Adventures in the public sector part II

Today, there was one particular caller that struck my heart strings today. I picked up a call and on the other end was an old foreign lady who couldn’t really speak English too well and from what I understood she was just asking for clarification about her benefits.

So I go through the usual questions and I get down to the investigating. I ask if I could place her on hold so I can do some further investigation, to which she replied yes.

So this whole time I’m looking at whats causing a drop in her benefits and I see the issue.

Anyway I switch over and begin to tell her whats going on, that her benefits have not decreased that an erroneous letter seems to have been printed letting her know he benefits decreased.

She begins to ask question after question, to which I politely answer and at the end, she begins to thank me profusely for being so patient and kind to her because whenever she calls us, she is made to feel like she doesn’t know anything just because she doesn’t speak English well and asks a lot of questions. And she is literally just thanking me back and forth, stating I am a good person and thank you for being patient with her. I of course accept the thanks graciously and wish her a good rest of her day.

What really got to me, or some parts of the conversation that got to me, was that she told me that when she calls, she is made to feel like shes dumb or difficult just because she doesn’t speak English real well. She had explained to me that she understands, just to please speak slower and everything will be fine. Throughout the conversation I am just treating her with respect and being patient because I understand what its like to have a million questions and have the other person get impatient with me (most of it stemming from my parents when I was a child, asking the same question because I didn’t understand the answer etc) and because I think, what if she could be my mom, or my aunt, or my girlfriends mom etc. Like, how would they feel if some stranger was ‘too busy’ to answer all their questions or gets ‘impatient’ just because they don’t understand English so well.

Another thing that got to me was, she kept saying I am a good and kind person. For a split second I said to myself ‘no I’m not’, and, maybe a part of that is true. I thought about, what is it about me that lead this stranger to say I am a good kind person.
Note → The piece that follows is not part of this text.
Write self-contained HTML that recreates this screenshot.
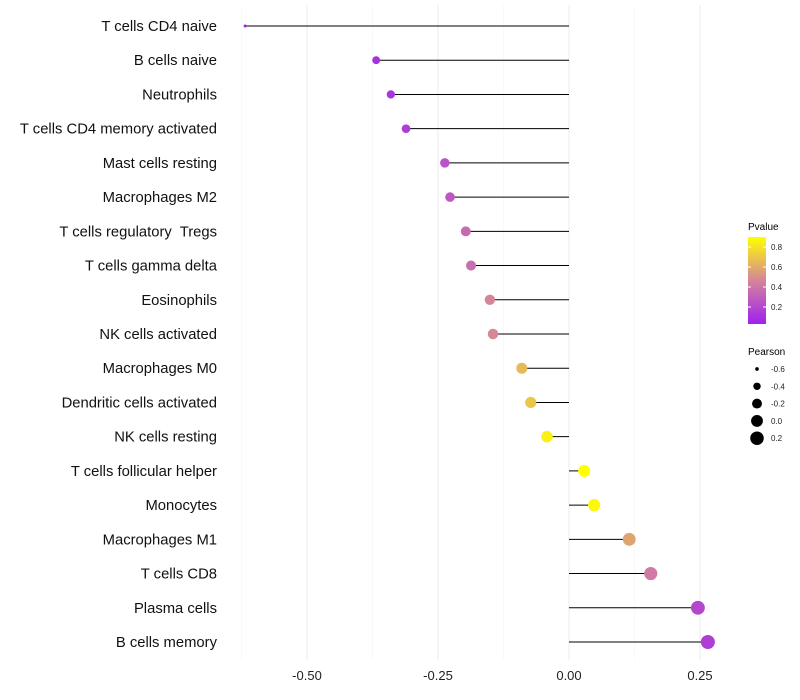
<!DOCTYPE html>
<html><head><meta charset="utf-8"><style>
body{margin:0;background:#fff;}
svg{display:block;font-family:"Liberation Sans",sans-serif;}
text{white-space:pre;}
</style></head><body>
<svg id="chart" width="800" height="700">
<defs><linearGradient id="pg" x1="0" y1="1" x2="0" y2="0">
<stop offset="0" stop-color="#a020f0"/><stop offset="0.5" stop-color="#d4859a"/><stop offset="1" stop-color="#ffff00"/>
</linearGradient></defs>
<g id="grid"></g><g id="marks"></g><g id="labels"></g>
<g>
<text x="748" y="230" font-size="10">Pvalue</text>
<rect x="748" y="237" width="18" height="87" fill="url(#pg)"/>
<g id="pticks"></g>
</g>
<g>
<text x="748" y="355" font-size="10">Pearson</text>
<g id="sizeleg"></g>
</g>
</svg>
<script>
const categories=["T cells CD4 naive","B cells naive","Neutrophils","T cells CD4 memory activated","Mast cells resting","Macrophages M2","T cells regulatory  Tregs","T cells gamma delta","Eosinophils","NK cells activated","Macrophages M0","Dendritic cells activated","NK cells resting","T cells follicular helper","Monocytes","Macrophages M1","T cells CD8","Plasma cells","B cells memory"];
const pearson=[-0.618,-0.368,-0.340,-0.311,-0.237,-0.227,-0.197,-0.187,-0.151,-0.145,-0.090,-0.073,-0.042,0.029,0.048,0.115,0.156,0.246,0.265];
const pvalue=[0.03,0.10,0.12,0.15,0.25,0.27,0.35,0.37,0.47,0.48,0.65,0.70,0.85,0.90,0.87,0.58,0.42,0.20,0.16];
const xTicks=[-0.5,-0.25,0,0.25];
const xTickLabels=["-0.50","-0.25","0.00","0.25"];
const pTicks=[0.2,0.4,0.6,0.8];
const sizeTicks=[-0.6,-0.4,-0.2,0.0,0.2];
const sizeTickLabels=["-0.6","-0.4","-0.2","0.0","0.2"];

const NS="http://www.w3.org/2000/svg";
function mk(t,a,p){const e=document.createElementNS(NS,t);for(const k in a)e.setAttribute(k,a[k]);p.appendChild(e);return e;}
const x=v=>569+v*524;
const y=i=>26+i*(642-26)/(categories.length-1);
const r=v=>Math.sqrt(Math.max(1.5,2.25+(v+0.62)*53));
function col(p){const t=Math.max(0,Math.min(1,(p-0.03)/(0.9-0.03)));
 const a=[160,32,240],m=[212,133,154],b=[255,255,0];let c;
 if(t<0.5){const s=t/0.5;c=a.map((v,k)=>Math.round(v+(m[k]-v)*s));}else{const s=(t-0.5)/0.5;c=m.map((v,k)=>Math.round(v+(b[k]-v)*s));}
 return `rgb(${c})`;}
const grid=document.getElementById('grid'),marks=document.getElementById('marks'),labels=document.getElementById('labels');
[-0.625,-0.375,-0.125,0.125].forEach(v=>{const l=mk('line',{x1:x(v),x2:x(v),y1:5,y2:660,stroke:'#f5f5f5','stroke-width':0.6},grid);

});
xTicks.forEach((v,i)=>{const l=mk('line',{x1:x(v),x2:x(v),y1:5,y2:660,stroke:'#ebebeb','stroke-width':1},grid);


const t=mk('text',{x:x(v),y:680,'font-size':13,'text-anchor':'middle',fill:'#222'},labels);t.textContent=xTickLabels[i];

});
categories.forEach((c,i)=>{
 const t=mk('text',{x:217,y:y(i)+5,'font-size':14.8,'text-anchor':'end',fill:'#111'},labels);t.textContent=c;
 
 
 const l=mk('line',{x1:x(0),x2:x(pearson[i]),y1:y(i),y2:y(i),stroke:'#000','stroke-width':1},marks);
 
 
 const d=mk('circle',{cx:x(pearson[i]),cy:y(i),r:r(pearson[i]),fill:col(pvalue[i])},marks);
 
 
});
const pt=document.getElementById('pticks');
pTicks.forEach(v=>{const yy=324-(v-0.03)/(0.9-0.03)*87;
 const t=mk('text',{x:771,y:yy+3,'font-size':8,fill:'#222'},pt);t.textContent=v.toFixed(1);
 
 
 mk('line',{x1:748,x2:751,y1:yy,y2:yy,stroke:'#fff'},pt);mk('line',{x1:763,x2:766,y1:yy,y2:yy,stroke:'#fff'},pt);});
const sl=document.getElementById('sizeleg');
sizeTicks.forEach((v,i)=>{const yy=369+i*17.3;
 const c=mk('circle',{cx:757,cy:yy,r:r(v),fill:'#000'},sl);
 
 
 const t=mk('text',{x:771,y:yy+3,'font-size':8,fill:'#222'},sl);t.textContent=sizeTickLabels[i];
 
 });
</script>
</body></html>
To me, I know that I was just doing my job and just being myself, who, in all honesty, just treats people the way I would want to be treated. But what amazes me is that something that should be the norm in society isn’t. Like, it should be the normal thing to be nice and to be patient and to understand; maybe to this woman she has been marginalized for a long time because she doesn’t speak English well.

I’m not going to lie, there are some days where I do judge books by their cover and I brace myself for a difficult call or a couple minutes of me repeating myself. But when I actually do get into the ‘meat’ of the call, I instantly realize that it was wrong of me to judge that book by its cover and the call turns out to be the nicest call I could have taken that day.

I’d like to think I am a good person, but I don’t know, for the split second when that stranger told me I am a good and kind person, because of how I was treating her, just got to me; for that split second I thought that no, I’m not a good person I am just doing my job. But after that split second of negativity, I felt this sense of overwhelming warmth and joy that a stranger could actually tell that I am a genuine person over the phone and to already make an educated guess as to what kind of person I am.

I hope that I am helping make these strangers lives a little brighter by showing a little more compassion, kindness and understanding when maybe they get the opposite on a daily basis. That maybe, for that one brief 20min phone call, they were made to feel like they mattered, because isn’t that what most of us want in life? To feel wanted? To feel like we matter to someone?

Wherever this lady is, I hope that she and everyone else that I have been able to touch receives blessings upon blessings; not everyone out there is mean and unkind.